The Mk III entered service in November 1943 with No. 466 Squadron. Eight more squadrons had received the type by January 1944. Once the Mk III was available in suitable numbers, the Mk II and V were both withdrawn from the bombing offensive.
February 1944 saw the official adoption of a ventral turret for the Halifax, a Preston-Green mounting carrying one .5in Browning machine gun in a dome shaped turret. This was a much more streamlined design than the retractable “dustbin” turrets used earlier in the war, but it could only be carried at the cost of the H2S navigational radar, which was carried in roughly the same place on the aircraft.
The Mk III retained the same 13,000lb bomb load as the Mk I and II, split between four small bomb bays in the wings and the main fuselage bay. The final two wing bomb bays were used to contain extra fuel. If required the main bomb bay could carry an extra 702 gallons of fuel, for a total of 2,688 gallons, although that would result in a dramatic decrease in bomb load.

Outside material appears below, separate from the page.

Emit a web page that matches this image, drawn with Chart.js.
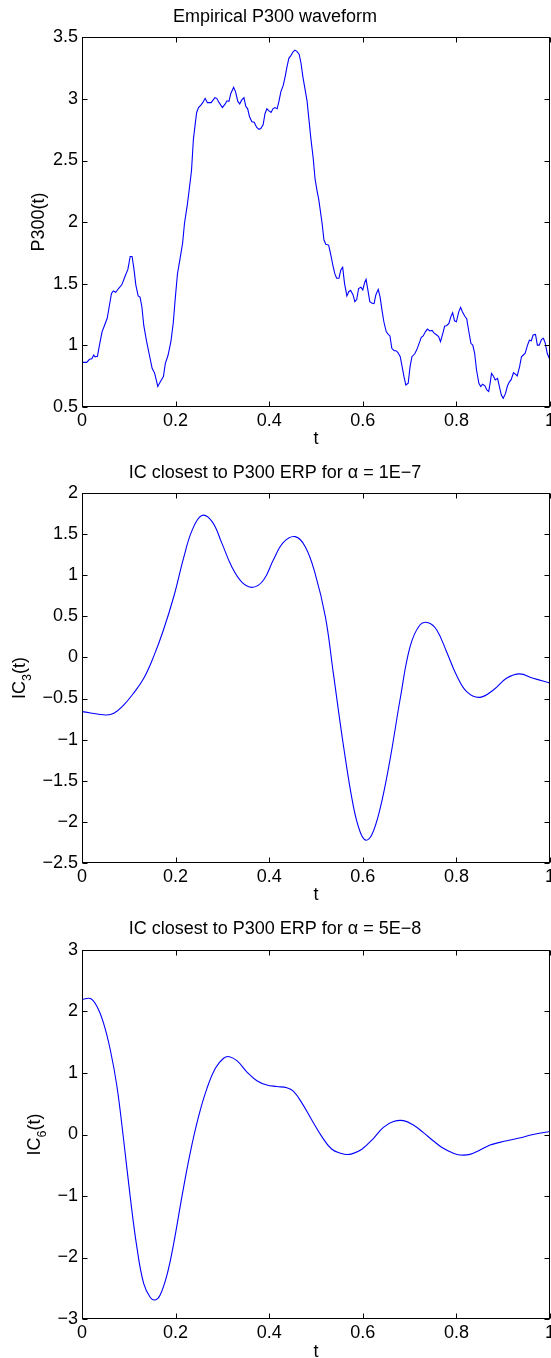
<!DOCTYPE html>
<html>
<head>
<meta charset="utf-8">
<script src="https://cdn.jsdelivr.net/npm/chart.js@4.4.0/dist/chart.umd.min.js"></script>
<style>
  html, body { margin: 0; padding: 0; background: #fff; }
  body { width: 551px; height: 1358px; position: relative; overflow: hidden; }
  canvas { position: absolute; left: 0; }
</style>
</head>
<body>
<canvas id="c1" width="551" height="450" style="top:0px"></canvas>
<canvas id="c2" width="551" height="460" style="top:450px"></canvas>
<canvas id="c3" width="551" height="448" style="top:910px"></canvas>
<script>
// values
const xTicks = [0, 0.2, 0.4, 0.6, 0.8, 1];
const p300Ticks = [0.5, 1, 1.5, 2, 2.5, 3, 3.5];
const ic3Ticks = [-2.5, -2, -1.5, -1, -0.5, 0, 0.5, 1, 1.5, 2];
const ic6Ticks = [-3, -2, -1, 0, 1, 2, 3];

const p300T = [0, 0.01, 0.016, 0.021, 0.025, 0.028, 0.033, 0.038, 0.043, 0.048, 0.054, 0.058, 0.063, 0.067, 0.072, 0.078, 0.085, 0.091, 0.098, 0.103,
  0.107, 0.111, 0.115, 0.120, 0.124, 0.128, 0.132, 0.138, 0.144, 0.150, 0.155, 0.162, 0.167, 0.174, 0.178, 0.184, 0.190, 0.195, 0.1995, 0.204,
  0.209, 0.215, 0.219, 0.225, 0.229, 0.234, 0.238, 0.242, 0.245, 0.249, 0.254, 0.258, 0.263, 0.268, 0.276, 0.280, 0.284, 0.288, 0.293, 0.300,
  0.306, 0.310, 0.314, 0.318, 0.324, 0.328, 0.333, 0.337, 0.341, 0.346, 0.350, 0.354, 0.358, 0.363, 0.368, 0.373, 0.378, 0.382, 0.387, 0.391,
  0.395, 0.399, 0.404, 0.408, 0.412, 0.417, 0.421, 0.425, 0.430, 0.434, 0.438, 0.442, 0.446, 0.451, 0.455, 0.459, 0.464, 0.468, 0.472, 0.477,
  0.481, 0.485, 0.489, 0.494, 0.498, 0.502, 0.506, 0.513, 0.517, 0.521, 0.527, 0.531, 0.536, 0.540, 0.544, 0.549, 0.553, 0.557, 0.561, 0.566,
  0.570, 0.574, 0.579, 0.583, 0.587, 0.591, 0.596, 0.600, 0.604, 0.607, 0.611, 0.615, 0.620, 0.624, 0.628, 0.633, 0.637, 0.641, 0.645, 0.650,
  0.654, 0.658, 0.662, 0.667, 0.671, 0.675, 0.680, 0.684, 0.688, 0.692, 0.697, 0.701, 0.705, 0.711, 0.715, 0.719, 0.725, 0.729, 0.734, 0.738,
  0.743, 0.748, 0.752, 0.758, 0.762, 0.766, 0.771, 0.775, 0.779, 0.784, 0.788, 0.792, 0.796, 0.800, 0.805, 0.809, 0.813, 0.818, 0.822, 0.826,
  0.831, 0.835, 0.839, 0.843, 0.848, 0.852, 0.856, 0.861, 0.865, 0.869, 0.872, 0.875, 0.879, 0.883, 0.888, 0.892, 0.896, 0.900, 0.905, 0.909,
  0.913, 0.917, 0.922, 0.926, 0.930, 0.935, 0.939, 0.943, 0.947, 0.952, 0.956, 0.960, 0.964, 0.969, 0.973, 0.977, 0.982, 0.986, 0.990, 0.994, 1.0];
const p300V = [0.86, 0.86, 0.885, 0.89, 0.92, 0.905, 0.91, 1.015, 1.11, 1.16, 1.22, 1.31, 1.42, 1.44, 1.43, 1.46, 1.49, 1.55, 1.615, 1.72,
  1.72, 1.62, 1.49, 1.40, 1.39, 1.31, 1.16, 1.03, 0.92, 0.81, 0.775, 0.665, 0.70, 0.745, 0.85, 0.92, 1.03, 1.18, 1.39, 1.58,
  1.69, 1.83, 1.99, 2.14, 2.26, 2.42, 2.67, 2.80, 2.89, 2.93, 2.95, 2.97, 3.005, 2.97, 2.97, 2.99, 3.01, 3.005, 2.97, 2.93,
  2.96, 2.985, 2.98, 3.045, 3.095, 3.06, 2.98, 2.96, 2.99, 3.01, 2.94, 2.92, 2.855, 2.815, 2.81, 2.77, 2.753, 2.76, 2.79, 2.88,
  2.92, 2.905, 2.89, 2.92, 2.93, 2.92, 2.985, 3.06, 3.11, 3.18, 3.26, 3.33, 3.35, 3.383, 3.397, 3.387, 3.364, 3.29, 3.18, 3.07,
  2.98, 2.83, 2.68, 2.52, 2.35, 2.26, 2.18, 1.99, 1.854, 1.82, 1.813, 1.745, 1.65, 1.583, 1.543, 1.543, 1.61, 1.632, 1.50, 1.40,
  1.434, 1.445, 1.41, 1.353, 1.37, 1.46, 1.47, 1.448, 1.51, 1.535, 1.445, 1.353, 1.34, 1.337, 1.41, 1.453, 1.39, 1.285, 1.19, 1.11,
  1.09, 1.075, 0.974, 0.955, 0.955, 0.94, 0.906, 0.825, 0.744, 0.676, 0.69, 0.825, 0.906, 0.93, 0.96, 1.0, 1.064, 1.075, 1.11, 1.13,
  1.115, 1.12, 1.10, 1.082, 1.07, 1.028, 1.096, 1.155, 1.158, 1.177, 1.23, 1.264, 1.198, 1.19, 1.27, 1.307, 1.27, 1.235, 1.215, 1.123,
  1.015, 1.0, 0.934, 0.798, 0.69, 0.664, 0.683, 0.67, 0.636, 0.624, 0.69, 0.771, 0.75, 0.717, 0.73, 0.662, 0.595, 0.568, 0.608, 0.668,
  0.70, 0.72, 0.776, 0.765, 0.75, 0.825, 0.906, 0.92, 0.934, 1.0, 1.04, 1.036, 1.082, 1.087, 1.0, 1.0, 1.047, 1.055, 1.015, 0.934, 0.88];

const ic3T = [0, 0.05, 0.068, 0.089, 0.11, 0.132, 0.153, 0.174, 0.196, 0.217, 0.235, 0.256, 0.278, 0.299, 0.32, 0.342, 0.365, 0.388, 0.409, 0.43,
  0.4555, 0.477, 0.498, 0.52, 0.537, 0.559, 0.58, 0.594, 0.606, 0.619, 0.637, 0.658, 0.68, 0.701, 0.722, 0.74, 0.758, 0.779, 0.80, 0.822,
  0.85, 0.879, 0.907, 0.935, 0.964, 1.0];
const ic3V = [-0.66, -0.70, -0.68, -0.58, -0.437, -0.254, 0.01, 0.335, 0.74, 1.21, 1.545, 1.73, 1.655, 1.39, 1.106, 0.915, 0.855, 0.944, 1.19, 1.40,
  1.472, 1.35, 1.025, 0.497, -0.19, -1.087, -1.818, -2.12, -2.225, -2.163, -1.84, -1.25, -0.50, 0.132, 0.396, 0.424, 0.335, 0.07, -0.214, -0.417,
  -0.486, -0.396, -0.254, -0.20, -0.254, -0.31];

const ic6T = [0, 0.018, 0.032, 0.046, 0.0605, 0.0747, 0.089, 0.103, 0.117, 0.1317, 0.146, 0.1566, 0.167, 0.1815, 0.196, 0.2135, 0.231, 0.249, 0.267, 0.285,
  0.3025, 0.315, 0.331, 0.352, 0.3737, 0.395, 0.416, 0.4377, 0.452, 0.47, 0.491, 0.5125, 0.534, 0.555, 0.566, 0.5765, 0.598, 0.623, 0.644, 0.6655,
  0.687, 0.708, 0.7295, 0.751, 0.772, 0.7936, 0.808, 0.829, 0.8505, 0.872, 0.893, 0.915, 0.9345, 0.964, 1.0];
const ic6V = [2.198, 2.21, 2.08, 1.81, 1.374, 0.78, -0.09, -1.01, -1.82, -2.42, -2.65, -2.69, -2.61, -2.285, -1.77, -1.01, -0.306, 0.29, 0.75, 1.076,
  1.24, 1.265, 1.20, 1.02, 0.875, 0.805, 0.78, 0.76, 0.70, 0.51, 0.236, -0.035, -0.24, -0.31, -0.325, -0.315, -0.24, -0.062, 0.116, 0.21,
  0.225, 0.154, 0.03, -0.106, -0.225, -0.306, -0.333, -0.323, -0.252, -0.17, -0.128, -0.09, -0.057, 0.0, 0.05];

const family = '"Liberation Sans", Arial, Helvetica, sans-serif';
const fontSize = 18;
Chart.defaults.font.family = family;
Chart.defaults.color = '#000';

const fmt = v => String(Math.round(v * 10) / 10).replace('-', '\u2212');

// axes box with inward ticks on all four sides, like matlab
const boxPlugin = {
  id: 'box',
  afterDraw(chart) {
    const { ctx, chartArea: a, scales: { x, y } } = chart;
    const L = Math.round(a.left) + 0.5, R = Math.round(a.right) - 0.5;
    const T = Math.round(a.top) + 0.5, B = Math.round(a.bottom) - 0.5;
    ctx.save();
    ctx.strokeStyle = '#000';
    ctx.lineWidth = 1;
    ctx.strokeRect(L, T, R - L, B - T);
    ctx.beginPath();
    x.ticks.forEach(t => {
      const px = Math.round(x.getPixelForValue(t.value)) + 0.5;
      ctx.moveTo(px, B); ctx.lineTo(px, B - 5);
      ctx.moveTo(px, T); ctx.lineTo(px, T + 5);
    });
    y.ticks.forEach(t => {
      const py = Math.round(y.getPixelForValue(t.value)) + 0.5;
      ctx.moveTo(L, py); ctx.lineTo(L + 5, py);
      ctx.moveTo(R, py); ctx.lineTo(R - 5, py);
    });
    ctx.stroke();
    ctx.restore();
  }
};

// rotated y label with optional subscript
const yLabelPlugin = {
  id: 'ylabel',
  afterDraw(chart, args, opts) {
    const { ctx, chartArea } = chart;
    const cy = (chartArea.top + chartArea.bottom) / 2;
    const big = fontSize + 'px ' + family, small = '12.5px ' + family;
    ctx.save();
    ctx.translate(opts.x, cy);
    ctx.rotate(-Math.PI / 2);
    ctx.fillStyle = '#000';
    ctx.textAlign = 'left';
    ctx.textBaseline = 'alphabetic';
    let total = 0;
    const widths = opts.parts.map(p => {
      ctx.font = p[1] ? small : big;
      const w = ctx.measureText(p[0]).width;
      total += w;
      return w;
    });
    let lx = -total / 2;
    opts.parts.forEach((p, i) => {
      ctx.font = p[1] ? small : big;
      ctx.fillText(p[0], lx, p[1] ? opts.sub : 0);
      lx += widths[i];
    });
    ctx.restore();
  }
};

function makeChart(id, c) {
  const canvas = document.getElementById(id);
  return new Chart(canvas, {
    type: 'line',
    data: {
      datasets: [{
        data: c.t.map((t, i) => ({ x: t, y: c.v[i] })),
        borderColor: '#0000ff',
        borderWidth: 1.1,
        pointRadius: 0,
        fill: false,
        tension: c.smooth ? 0.4 : 0
      }]
    },
    options: {
      responsive: false,
      animation: false,
      devicePixelRatio: 1,
      events: [],
      layout: { padding: { left: 0, right: 1, top: 0, bottom: 0 } },
      plugins: {
        legend: { display: false },
        tooltip: { enabled: false },
        title: {
          display: true,
          text: c.title,
          color: '#000',
          font: { size: fontSize, weight: 'normal' },
          padding: { top: c.titleTop, bottom: c.titleBottom }
        },
        ylabel: { x: c.labelX, parts: c.label, sub: 6 }
      },
      scales: {
        x: {
          type: 'linear',
          min: 0,
          max: 1,
          grid: { display: false, drawTicks: false },
          border: { display: false },
          afterBuildTicks: s => { s.ticks = xTicks.map(v => ({ value: v })); },
          afterFit: s => { s.height = canvas.height - c.bottom; s.paddingLeft = 0; s.paddingRight = 0; },
          ticks: { autoSkip: false, maxRotation: 0, padding: 3.5, color: '#000', font: { size: fontSize }, callback: fmt },
          title: { display: true, text: 't', color: '#000', font: { size: fontSize }, padding: { top: 0, bottom: c.tPad } }
        },
        y: {
          type: 'linear',
          min: c.yTicks[0],
          max: c.yTicks[c.yTicks.length - 1],
          grid: { display: false, drawTicks: false },
          border: { display: false },
          afterBuildTicks: s => { s.ticks = c.yTicks.map(v => ({ value: v })); },
          afterFit: s => { s.width = 82; s.paddingTop = 0; s.paddingBottom = 0; },
          ticks: { autoSkip: false, padding: 4, color: '#000', font: { size: fontSize }, callback: fmt }
        }
      }
    },
    plugins: [boxPlugin, yLabelPlugin]
  });
}

makeChart('c1', {
  title: 'Empirical P300 waveform', titleTop: 6.5, titleBottom: 9.3,
  t: p300T, v: p300V, yTicks: p300Ticks, bottom: 406.7, tPad: 0.2,
  label: [['P300(t)', false]], labelX: 44, smooth: false
});
makeChart('c2', {
  title: 'IC closest to P300 ERP for \u03b1 = 1E\u22127', titleTop: 12.2, titleBottom: 9.5,
  t: ic3T, v: ic3V, yTicks: ic3Ticks, bottom: 412.7, tPad: 4.2,
  label: [['IC', false], ['3', true], ['(t)', false]], labelX: 25, smooth: true
});
makeChart('c3', {
  title: 'IC closest to P300 ERP for \u03b1 = 5E\u22128', titleTop: 8.2, titleBottom: 10.2,
  t: ic6T, v: ic6V, yTicks: ic6Ticks, bottom: 409, tPad: -4.5,
  label: [['IC', false], ['6', true], ['(t)', false]], labelX: 39.5, smooth: true
});
</script>
</body>
</html>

In total 2,127 Mk IIIs of all types were built, and the type remained in use as a front line bomber for the rest of the war. It was joined by even more powerful Mk VIIs and Mk VIs, but not replaced.
GR Mk III/IIIA
Coastal Command received a small number of Mk IIIs in December 1944, equipping two squadrons with the type before the end of the war (Nos. 502 and 58). The GR Mk III was used to attack enemy shipping. The GR Mk III was little different from the standard bomber, while the Mk IIIa had more specific maritime equipment.
Met Mk III
Five Meteorological squadrons converted to the Mk III during 1945. No. 517 was first, in February, followed by No. 518 in March, No. 520 in April, No. 519 in August and No. 521 in December. The majority of the Meteorological squadrons were disbanded during 1946. The Met Mk III was modified to carry a Met officer and specialised weather monitoring equipment. The Met Mk III was a significant improvement on the Met Mk V, which had suffered from some serious mechanical problems, limiting its range.
A Mk III
The A Mk III entered squadron service with No. 38 Group between D-Day and the attack on Arnhem. This variant was used to tow both Horsa and Hamilcar gliders and drop paratroopers. Thirty B Mk IIIs were converted to this variant, a process that involved removing the dorsal turret, fitting glider towing equipment and adding a paratroop dropping hatch under the aircraft.
C Mk III
The C Mk III was the first cargo conversion of the Halifax. Most military equipment, including the front gun, dorsal turret and the guns from the rear turret were removed. Equipment was fitted inside the fuselage to allow the C Mk III to carry nine stretchers or eight passenger seats. The type entered service with No. 246 Squadron in December 1944.